**Problem to solve**.
All entries below need to be written out exactly, but without their pictures.
====== Data in this exercise
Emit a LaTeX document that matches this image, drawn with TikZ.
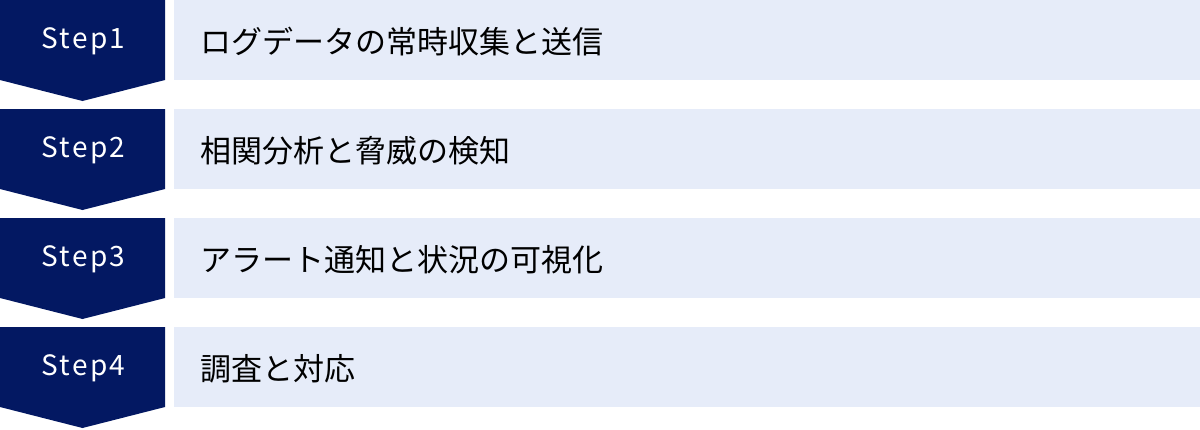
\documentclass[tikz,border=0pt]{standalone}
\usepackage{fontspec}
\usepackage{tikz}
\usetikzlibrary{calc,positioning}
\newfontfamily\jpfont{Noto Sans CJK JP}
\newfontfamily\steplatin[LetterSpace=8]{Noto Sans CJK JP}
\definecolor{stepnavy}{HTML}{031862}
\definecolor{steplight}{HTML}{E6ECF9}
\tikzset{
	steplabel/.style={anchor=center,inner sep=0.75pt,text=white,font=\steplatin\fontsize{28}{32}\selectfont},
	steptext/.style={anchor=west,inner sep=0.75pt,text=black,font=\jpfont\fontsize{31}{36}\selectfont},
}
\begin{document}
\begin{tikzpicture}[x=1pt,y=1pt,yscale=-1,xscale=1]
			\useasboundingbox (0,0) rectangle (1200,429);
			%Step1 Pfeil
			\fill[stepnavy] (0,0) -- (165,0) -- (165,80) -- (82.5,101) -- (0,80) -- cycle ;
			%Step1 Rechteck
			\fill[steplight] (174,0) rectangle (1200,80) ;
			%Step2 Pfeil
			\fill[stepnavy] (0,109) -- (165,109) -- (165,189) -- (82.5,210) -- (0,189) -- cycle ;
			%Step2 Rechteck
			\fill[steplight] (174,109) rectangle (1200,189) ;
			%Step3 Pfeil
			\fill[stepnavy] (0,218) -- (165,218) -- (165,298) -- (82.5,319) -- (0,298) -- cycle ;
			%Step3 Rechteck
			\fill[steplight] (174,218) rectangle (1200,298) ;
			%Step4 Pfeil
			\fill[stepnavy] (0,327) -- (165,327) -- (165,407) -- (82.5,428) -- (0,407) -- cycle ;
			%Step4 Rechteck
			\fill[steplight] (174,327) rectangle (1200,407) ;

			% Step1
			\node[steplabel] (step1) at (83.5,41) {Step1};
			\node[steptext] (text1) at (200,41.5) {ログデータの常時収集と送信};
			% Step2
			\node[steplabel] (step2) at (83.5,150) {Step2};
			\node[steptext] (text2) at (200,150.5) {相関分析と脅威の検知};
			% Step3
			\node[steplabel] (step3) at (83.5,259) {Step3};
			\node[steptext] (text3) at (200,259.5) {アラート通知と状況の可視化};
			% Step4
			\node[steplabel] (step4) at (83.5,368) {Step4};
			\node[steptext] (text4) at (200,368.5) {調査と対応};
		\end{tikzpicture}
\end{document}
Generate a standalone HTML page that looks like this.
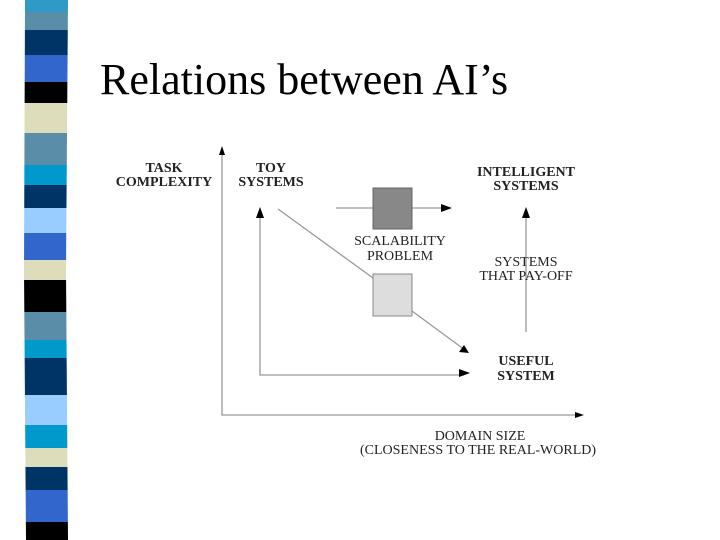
============
**Solution**.
Emit a LaTeX document that matches this image, drawn with TikZ.
\documentclass[tikz,border=0pt]{standalone}
\usepackage{fontspec}
\usepackage{tikz}
\usetikzlibrary{calc,positioning}
\newfontfamily\jpfont{Noto Sans CJK JP}
\newfontfamily\steplatin[LetterSpace=8]{Noto Sans CJK JP}
\definecolor{stepnavy}{HTML}{031862}
\definecolor{steplight}{HTML}{E6ECF9}
\tikzset{
	steplabel/.style={anchor=center,inner sep=0.75pt,text=white,font=\steplatin\fontsize{28}{32}\selectfont},
	steptext/.style={anchor=west,inner sep=0.75pt,text=black,font=\jpfont\fontsize{31}{36}\selectfont},
}
\begin{document}
\begin{tikzpicture}[x=1pt,y=1pt,yscale=-1,xscale=1]
			\useasboundingbox (0,0) rectangle (1200,429);
			%Step1 Pfeil
			\fill[stepnavy] (0,0) -- (165,0) -- (165,80) -- (82.5,101) -- (0,80) -- cycle ;
			%Step1 Rechteck
			\fill[steplight] (174,0) rectangle (1200,80) ;
			%Step2 Pfeil
			\fill[stepnavy] (0,109) -- (165,109) -- (165,189) -- (82.5,210) -- (0,189) -- cycle ;
			%Step2 Rechteck
			\fill[steplight] (174,109) rectangle (1200,189) ;
			%Step3 Pfeil
			\fill[stepnavy] (0,218) -- (165,218) -- (165,298) -- (82.5,319) -- (0,298) -- cycle ;
			%Step3 Rechteck
			\fill[steplight] (174,218) rectangle (1200,298) ;
			%Step4 Pfeil
			\fill[stepnavy] (0,327) -- (165,327) -- (165,407) -- (82.5,428) -- (0,407) -- cycle ;
			%Step4 Rechteck
			\fill[steplight] (174,327) rectangle (1200,407) ;

			% Step1
			\node[steplabel] (step1) at (83.5,41) {Step1};
			\node[steptext] (text1) at (200,41.5) {ログデータの常時収集と送信};
			% Step2
			\node[steplabel] (step2) at (83.5,150) {Step2};
			\node[steptext] (text2) at (200,150.5) {相関分析と脅威の検知};
			% Step3
			\node[steplabel] (step3) at (83.5,259) {Step3};
			\node[steptext] (text3) at (200,259.5) {アラート通知と状況の可視化};
			% Step4
			\node[steplabel] (step4) at (83.5,368) {Step4};
			\node[steptext] (text4) at (200,368.5) {調査と対応};
		\end{tikzpicture}
\end{document}
Generate a standalone HTML page that looks like this.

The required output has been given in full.